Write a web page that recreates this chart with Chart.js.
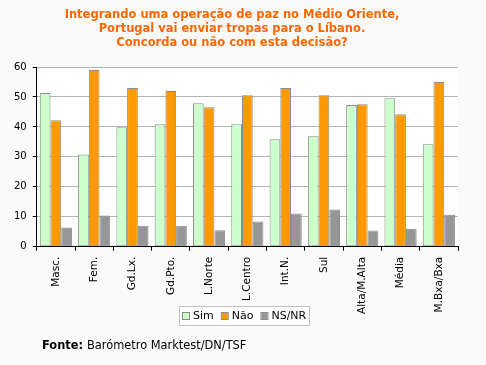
<!DOCTYPE html>
<html>
<head>
<meta charset="utf-8">
<script src="https://cdn.jsdelivr.net/npm/chart.js@4/dist/chart.umd.min.js"></script>
<style>
  html, body { margin: 0; padding: 0; background: #fafafa; }
  #wrap { width: 486px; height: 365px; position: relative; }
</style>
</head>
<body>
<div id="wrap"><canvas id="grafico"></canvas></div>
<script>
const categorias = ['Masc.', 'Fem.', 'Gd.Lx.', 'Gd.Pto.', 'L.Norte', 'L.Centro', 'Int.N.', 'Sul', 'Alta/M.Alta', 'Média', 'M.Bxa/Bxa'];
const sim  = [51.3, 30.8, 39.9, 40.9, 47.9, 40.9, 35.9, 36.9, 47.3, 49.6, 34.2];
const nao  = [42.2, 59.0, 53.0, 52.0, 46.6, 50.6, 53.0, 50.6, 47.6, 44.2, 55.0];
const nsnr = [6.4, 10.4, 7.0, 7.0, 5.5, 8.4, 11.1, 12.4, 5.4, 6.0, 10.7];
const titulo = ['Integrando uma operação de paz no Médio Oriente,', 'Portugal vai enviar tropas para o Líbano.', 'Concorda ou não com esta decisão?'];
const fonte = 'Barómetro Marktest/DN/TSF';

const FONT = '"DejaVu Sans", Verdana, sans-serif';

// fundo, titulo, legenda e fonte desenhados à mão
const extras = {
    id: 'extras',
    beforeDraw(chart) {
        const ctx = chart.ctx;
        const a = chart.chartArea;
        ctx.save();
        ctx.fillStyle = '#fafafa';
        ctx.fillRect(0, 0, chart.width, chart.height);
        ctx.fillStyle = '#ffffff';
        ctx.fillRect(a.left, a.top, a.right - a.left, a.bottom - a.top);
        ctx.restore();
    },
    afterDraw(chart) {
        const ctx = chart.ctx;
        ctx.save();
        // titulo
        ctx.fillStyle = '#ff6600';
        ctx.font = 'bold 11.5px ' + FONT;
        ctx.textAlign = 'center';
        ctx.textBaseline = 'middle';
        titulo.forEach((linha, i) => ctx.fillText(linha, 232, 15 + i * 14));

        // legenda
        ctx.fillStyle = '#ffffff';
        ctx.fillRect(180, 307, 129, 18);
        ctx.strokeStyle = '#c0c0c0';
        ctx.lineWidth = 1;
        ctx.strokeRect(179.5, 306.5, 130, 19);
        ctx.font = '11px ' + FONT;
        ctx.textAlign = 'left';
        let x = 183;
        chart.data.datasets.forEach(ds => {
            ctx.fillStyle = ds.backgroundColor;
            ctx.fillRect(x, 313, 6, 6);
            ctx.strokeStyle = '#8c8c8c';
            ctx.strokeRect(x - 0.5, 312.5, 7, 7);
            ctx.fillStyle = '#000000';
            ctx.fillText(ds.label, x + 10, 316.5);
            x += 10 + ctx.measureText(ds.label).width + 8;
        });

        // fonte
        ctx.font = 'bold 11.4px ' + FONT;
        ctx.fillText('Fonte:', 42, 346.5);
        const w = ctx.measureText('Fonte: ').width;
        ctx.font = '11.4px ' + FONT;
        ctx.fillText(fonte, 42 + w, 346.5);
        ctx.restore();
    }
};

const grafico = document.querySelector('#grafico');
new Chart(grafico, {
    type: 'bar',
    data: {
        labels: categorias,
        datasets: [
            { label: 'Sim', data: sim, backgroundColor: '#ccffcc' },
            { label: 'Não', data: nao, backgroundColor: '#ff9900' },
            { label: 'NS/NR', data: nsnr, backgroundColor: '#969696' }
        ]
    },
    options: {
        responsive: true,
        maintainAspectRatio: false,
        animation: false,
        layout: { padding: { top: 67, left: 8, right: 28, bottom: 45 } },
        datasets: {
            bar: {
                borderColor: '#8c8c8c',
                borderWidth: 1,
                borderSkipped: false,
                barPercentage: 1,
                categoryPercentage: 0.84,
                inflateAmount: 0
            }
        },
        plugins: {
            legend: { display: false },
            title: { display: false },
            tooltip: { enabled: false }
        },
        scales: {
            x: {
                grid: { drawOnChartArea: false, tickLength: 4, color: '#000000', offset: true },
                border: { color: '#000000' },
                ticks: {
                    color: '#000000',
                    font: { family: FONT, size: 10.5 },
                    maxRotation: 90,
                    minRotation: 90,
                    padding: 6
                }
            },
            y: {
                min: 0,
                max: 60,
                ticks: {
                    stepSize: 10,
                    color: '#000000',
                    font: { family: FONT, size: 10 },
                    padding: 6
                },
                grid: { color: '#b4b4b4', tickColor: '#000000', tickLength: 4 },
                border: { color: '#000000' }
            }
        }
    },
    plugins: [extras]
});
</script>
</body>
</html>
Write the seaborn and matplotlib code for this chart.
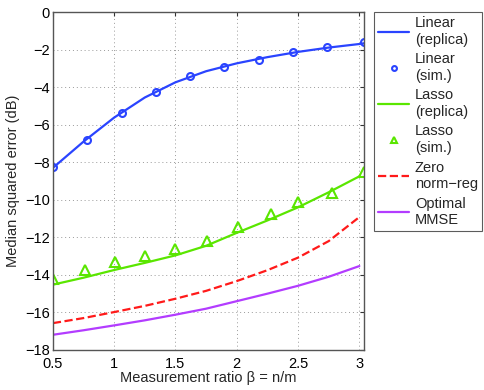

• • •

# AIM OF THE TASK
Reproduce all the records verbatim, excluding images.

# SOLUTION TO THIS EXERCISE
Write a web page that recreates this chart with Chart.js.
<!DOCTYPE html>
<html>
<head>
<meta charset="utf-8">
<script src="https://cdn.jsdelivr.net/npm/chart.js@4/dist/chart.umd.min.js"></script>
<style>
  html, body { margin: 0; padding: 0; background: #fafafa; }
  #wrap { width: 486px; height: 365px; position: relative; }
</style>
</head>
<body>
<div id="wrap"><canvas id="grafico"></canvas></div>
<script>
const categorias = ['Masc.', 'Fem.', 'Gd.Lx.', 'Gd.Pto.', 'L.Norte', 'L.Centro', 'Int.N.', 'Sul', 'Alta/M.Alta', 'Média', 'M.Bxa/Bxa'];
const sim  = [51.3, 30.8, 39.9, 40.9, 47.9, 40.9, 35.9, 36.9, 47.3, 49.6, 34.2];
const nao  = [42.2, 59.0, 53.0, 52.0, 46.6, 50.6, 53.0, 50.6, 47.6, 44.2, 55.0];
const nsnr = [6.4, 10.4, 7.0, 7.0, 5.5, 8.4, 11.1, 12.4, 5.4, 6.0, 10.7];
const titulo = ['Integrando uma operação de paz no Médio Oriente,', 'Portugal vai enviar tropas para o Líbano.', 'Concorda ou não com esta decisão?'];
const fonte = 'Barómetro Marktest/DN/TSF';

const FONT = '"DejaVu Sans", Verdana, sans-serif';

// fundo, titulo, legenda e fonte desenhados à mão
const extras = {
    id: 'extras',
    beforeDraw(chart) {
        const ctx = chart.ctx;
        const a = chart.chartArea;
        ctx.save();
        ctx.fillStyle = '#fafafa';
        ctx.fillRect(0, 0, chart.width, chart.height);
        ctx.fillStyle = '#ffffff';
        ctx.fillRect(a.left, a.top, a.right - a.left, a.bottom - a.top);
        ctx.restore();
    },
    afterDraw(chart) {
        const ctx = chart.ctx;
        ctx.save();
        // titulo
        ctx.fillStyle = '#ff6600';
        ctx.font = 'bold 11.5px ' + FONT;
        ctx.textAlign = 'center';
        ctx.textBaseline = 'middle';
        titulo.forEach((linha, i) => ctx.fillText(linha, 232, 15 + i * 14));

        // legenda
        ctx.fillStyle = '#ffffff';
        ctx.fillRect(180, 307, 129, 18);
        ctx.strokeStyle = '#c0c0c0';
        ctx.lineWidth = 1;
        ctx.strokeRect(179.5, 306.5, 130, 19);
        ctx.font = '11px ' + FONT;
        ctx.textAlign = 'left';
        let x = 183;
        chart.data.datasets.forEach(ds => {
            ctx.fillStyle = ds.backgroundColor;
            ctx.fillRect(x, 313, 6, 6);
            ctx.strokeStyle = '#8c8c8c';
            ctx.strokeRect(x - 0.5, 312.5, 7, 7);
            ctx.fillStyle = '#000000';
            ctx.fillText(ds.label, x + 10, 316.5);
            x += 10 + ctx.measureText(ds.label).width + 8;
        });

        // fonte
        ctx.font = 'bold 11.4px ' + FONT;
        ctx.fillText('Fonte:', 42, 346.5);
        const w = ctx.measureText('Fonte: ').width;
        ctx.font = '11.4px ' + FONT;
        ctx.fillText(fonte, 42 + w, 346.5);
        ctx.restore();
    }
};

const grafico = document.querySelector('#grafico');
new Chart(grafico, {
    type: 'bar',
    data: {
        labels: categorias,
        datasets: [
            { label: 'Sim', data: sim, backgroundColor: '#ccffcc' },
            { label: 'Não', data: nao, backgroundColor: '#ff9900' },
            { label: 'NS/NR', data: nsnr, backgroundColor: '#969696' }
        ]
    },
    options: {
        responsive: true,
        maintainAspectRatio: false,
        animation: false,
        layout: { padding: { top: 67, left: 8, right: 28, bottom: 45 } },
        datasets: {
            bar: {
                borderColor: '#8c8c8c',
                borderWidth: 1,
                borderSkipped: false,
                barPercentage: 1,
                categoryPercentage: 0.84,
                inflateAmount: 0
            }
        },
        plugins: {
            legend: { display: false },
            title: { display: false },
            tooltip: { enabled: false }
        },
        scales: {
            x: {
                grid: { drawOnChartArea: false, tickLength: 4, color: '#000000', offset: true },
                border: { color: '#000000' },
                ticks: {
                    color: '#000000',
                    font: { family: FONT, size: 10.5 },
                    maxRotation: 90,
                    minRotation: 90,
                    padding: 6
                }
            },
            y: {
                min: 0,
                max: 60,
                ticks: {
                    stepSize: 10,
                    color: '#000000',
                    font: { family: FONT, size: 10 },
                    padding: 6
                },
                grid: { color: '#b4b4b4', tickColor: '#000000', tickLength: 4 },
                border: { color: '#000000' }
            }
        }
    },
    plugins: [extras]
});
</script>
</body>
</html>
Write the seaborn and matplotlib code for this chart.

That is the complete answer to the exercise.